SK Hynix’s American depositary shares are set to make their Nasdaq debut after the South Korean memory-chip giant priced 177.9 million ADSs at $149 each, raising about $26.5 billion.
Each ADS represents one-tenth of a Seoul-listed common share, giving US investors direct access to one of the biggest beneficiaries of the AI infrastructure boom.
The shares begin when-issued trading under SKHYV on Friday, before switching to SKHY for regular trading on Monday.
Yet the debut comes after an extraordinary rally and during exceptionally favourable memory-market conditions, making the opening valuation as important as the company’s growth prospects.
5 things investors must know
1. The opening premium could quickly erase the valuation upside
Investors should compare SKHYV’s market price with the currency-adjusted value of SK Hynix’s Seoul shares rather than treating the $149 offer price as automatic fair value.
The offering was already priced at a premium of nearly 3% to the Korean shares, and strong first-day demand could widen that gap further.
Morningstar equity analyst Jing Jie Yu raised his fair-value estimate for each Korean common share to 2.4 million won on July 2, reflecting stronger DRAM and NAND pricing and better near-term earnings visibility.

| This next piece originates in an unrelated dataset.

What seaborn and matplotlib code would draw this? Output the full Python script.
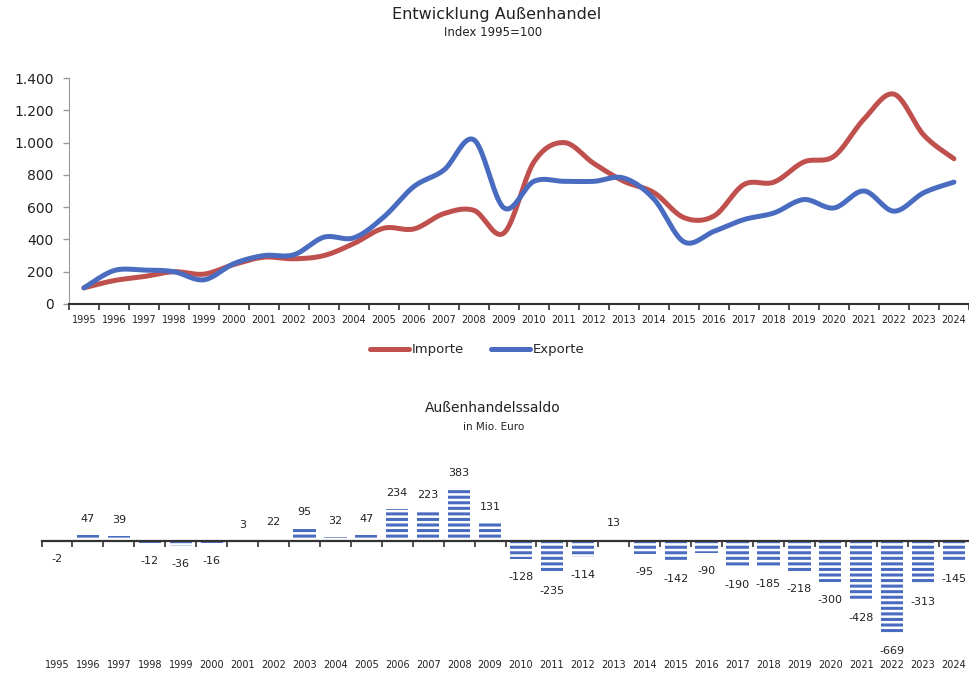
import numpy as np
import pandas as pd
import matplotlib
matplotlib.use('Agg')
import matplotlib.pyplot as plt
import seaborn as sns
from matplotlib.lines import Line2D

# Daten
years = list(range(1995, 2025))
importe = [100, 145, 170, 200, 185, 245, 290, 280, 300, 375, 470, 465, 560, 580, 440,
           880, 1000, 870, 760, 690, 535, 545, 740, 755, 880, 915, 1145, 1300, 1045, 900]
exporte = [100, 207, 210, 200, 150, 250, 300, 305, 414, 410, 540, 728, 830, 1017, 595,
           760, 760, 760, 780, 650, 385, 450, 523, 564, 647, 595, 700, 575, 690, 755]
saldo = [-2, 47, 39, -12, -36, -16, 3, 22, 95, 32, 47, 234, 223, 383, 131,
         -128, -235, -114, 13, -95, -142, -90, -190, -185, -218, -300, -428, -669, -313, -145]

ROT = '#C0504D'
BLAU = '#4A6CC0'
TEXT = '#222222'


def glaetten(werte, n=20):
    # Excel-artige Glaettung (Bezier mit Catmull-Rom Kontrollpunkten)
    p = np.column_stack([np.arange(len(werte)), np.asarray(werte, float)])
    p = np.vstack([p[0], p, p[-1]])
    t = np.linspace(0, 1, n, endpoint=False)[:, None]
    out = []
    for i in range(1, len(p) - 2):
        p0, p1, p2, p3 = p[i - 1], p[i], p[i + 1], p[i + 2]
        c1 = p1 + (p2 - p0) / 6
        c2 = p2 - (p3 - p1) / 6
        seg = ((1 - t) ** 3) * p1 + 3 * ((1 - t) ** 2) * t * c1 + 3 * (1 - t) * t ** 2 * c2 + t ** 3 * p2
        out.append(seg)
    out.append(p[-2][None, :])
    return np.vstack(out)


sns.set_style('white')
plt.rcParams['font.family'] = ['DejaVu Sans']
plt.rcParams['hatch.linewidth'] = 2.2

fig = plt.figure(figsize=(9.7, 6.73), dpi=100)

# ---------- Oberes Diagramm ----------
ax1 = fig.add_axes([0.0711, 0.5483, 0.9278, 0.3358])
frames = []
for name, werte in [('Importe', importe), ('Exporte', exporte)]:
    kurve = glaetten(werte)
    frames.append(pd.DataFrame({'x': kurve[:, 0], 'y': kurve[:, 1], 'Reihe': name}))
df_lin = pd.concat(frames, ignore_index=True)

sns.lineplot(data=df_lin, x='x', y='y', hue='Reihe', palette={'Importe': ROT, 'Exporte': BLAU},
             linewidth=3.6, sort=False, estimator=None, legend=False, ax=ax1)

ax1.set_xlim(-0.5, 29.5)
ax1.set_ylim(0, 1400)
ax1.set_yticks(range(0, 1401, 200))
ax1.set_yticklabels([f"{v:,}".replace(',', '.') for v in range(0, 1401, 200)], fontsize=10, color=TEXT)
ax1.set_xticks(range(len(years)))
ax1.set_xticklabels([str(y) for y in years], fontsize=7, color=TEXT)
ax1.set_xticks(np.arange(-0.5, 30, 1), minor=True)
ax1.tick_params(axis='x', which='major', length=0, pad=8)
ax1.tick_params(axis='x', which='minor', length=4, width=1.2, color='#333333', bottom=True)
ax1.tick_params(axis='y', length=4, width=1, color='#999999', left=True, pad=7)
ax1.set_xlabel('')
ax1.set_ylabel('')
for s in ['top', 'right']:
    ax1.spines[s].set_visible(False)
ax1.spines['left'].set_color('#999999')
ax1.spines['bottom'].set_color('#333333')
ax1.spines['bottom'].set_linewidth(1.5)

handles = [Line2D([], [], color=ROT, lw=3.6), Line2D([], [], color=BLAU, lw=3.6)]
ax1.legend(handles, ['Importe', 'Exporte'], loc='center', bbox_to_anchor=(0.492, 0.48),
           bbox_transform=fig.transFigure, ncol=2, frameon=False, fontsize=9.5,
           handlelength=3.0, handletextpad=0.2, columnspacing=2.0)

fig.text(497 / 970, 1 - 15 / 673, 'Entwicklung Außenhandel', ha='center', va='center',
         fontsize=11.5, color=TEXT)
fig.text(493 / 970, 1 - 33 / 673, 'Index 1995=100', ha='center', va='center',
         fontsize=8.5, color=TEXT)

# ---------- Unteres Diagramm ----------
ax2 = fig.add_axes([0.0428, 0.0333, 0.9567, 0.2645])
df_bar = pd.DataFrame({'Jahr': [str(y) for y in years], 'Saldo': saldo})
sns.barplot(data=df_bar, x='Jahr', y='Saldo', color='white', saturation=1, width=0.72,
            edgecolor=BLAU, linewidth=0, hatch='---', ax=ax2)

ax2.set_xlim(-0.5, 29.5)
ax2.set_ylim(-800, 500)
ax2.set_xlabel('')
ax2.set_ylabel('')
ax2.set_yticks([])
for s in ['top', 'right', 'left']:
    ax2.spines[s].set_visible(False)
ax2.spines['bottom'].set_position(('data', 0))
ax2.spines['bottom'].set_color('#333333')
ax2.spines['bottom'].set_linewidth(1.6)
ax2.set_xticks(np.arange(-0.5, 30, 1), minor=True)
ax2.tick_params(axis='x', which='major', length=0, labelbottom=False)
ax2.tick_params(axis='x', which='minor', length=4, width=1.2, color='#333333', bottom=True)

sec = ax2.secondary_xaxis('bottom')
sec.set_xticks(range(len(years)))
sec.set_xticklabels([str(y) for y in years], fontsize=7, color=TEXT)
sec.tick_params(length=0, pad=7)
sec.spines['bottom'].set_visible(False)

for i, v in enumerate(saldo):
    ax2.annotate(str(v), (i, v), xytext=(0, 11.5 if v >= 0 else -13), textcoords='offset points',
                 ha='center', va='center', fontsize=8, color=TEXT)

fig.text(493 / 970, 1 - 408 / 673, 'Außenhandelssaldo', ha='center', va='center',
         fontsize=10, color=TEXT)
fig.text(494 / 970, 1 - 427 / 673, 'in Mio. Euro', ha='center', va='center',
         fontsize=7.5, color=TEXT)

fig.savefig('out.png', dpi=100)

However, Yu wrote in Morningstar’s analysis that the memory cycle would eventually normalise, “limiting upside at current levels”.
Because 10 US shares represent one Korean share, investors must divide that valuation by 10 and then account for movements in the won-dollar exchange rate.
2. HBM leadership is the biggest catalyst, but the lead is narrowing
SK Hynix’s central attraction is its position in high-bandwidth memory, which rapidly supplies data to Nvidia GPUs and other AI accelerators.
The company reinforced that relationship in June by announcing a multi-year technology partnership with Nvidia and shipping samples of its 12-layer HBM4E product to major customers.
Counterpoint Research estimated that SK Hynix generated 58% of global HBM revenue during the first quarter, comfortably ahead of Samsung and Micron.
But that share had fallen from 69% a year earlier as rivals gained ground.
SK Hynix remains the clear market leader, although investors should not assume that its current dominance is permanent.
3. Tight memory supply is producing extraordinary earnings
The current shortage stretches beyond HBM.
SK Hynix reported record first-quarter revenue of 52.58 trillion won and operating profit of 37.61 trillion won as prices rose across conventional DRAM and NAND products.
J.P. Morgan Asset Management strategists Meera Pandit and Katie Korngiebel described memory as a “strategic bottleneck” in a May analysis.
They estimated that DRAM and NAND prices had risen about 300% and 200% year on year, as capacity struggled to match demand.
Longer-term customer agreements may reduce some volatility through 2028.
However, the strategists cautioned that semiconductor growth ultimately depends on hyperscalers generating adequate returns from their enormous AI investments.
If those returns disappoint, infrastructure spending and memory demand could weaken.
4. Samsung, Micron and new factories could restart the cycle
Today’s shortage is encouraging every major supplier to invest.
TrendForce expects SK Hynix to retain its HBM leadership in 2026, but projects its share of global HBM bit output will fall as Samsung expands HBM4 production and Micron increases advanced capacity.
Morningstar expects Korean memory-wafer capacity to more than triple when existing plans and government-backed investment are included.
Yu forecasts that the supply response could drive another downturn in 2029 and 2030.
The long-term danger is familiar: factories being built to solve today’s shortage may eventually create tomorrow’s oversupply.
5. The listing offers re-rating potential, alongside dilution
This is a primary capital raise, not simply a US-traded wrapper around existing shares.
SK Hynix is issuing 17.79 million new common shares through the ADS offering, equal to about 2.5% of its issued stock.
The proceeds will support factories and manufacturing equipment, but existing investors will own a slightly smaller proportion of the company.
Yu told Morningstar that the capital raise was mainly intended to bridge the valuation gap between Korean and US memory companies.
Easier access, dollar trading and US market hours could support a re-rating.
Still, some professional investors have already reduced exposure.
In an April fund update, Schroders managers Dorian Carrell and Dominique Braeuninger said they trimmed their SK Hynix position after “exceptional performance”, citing the speed of the rally and increasingly extended positioning.
For first-day buyers, the debate is therefore not whether SK Hynix is a leading AI supplier, but how much of that leadership is already reflected in the price.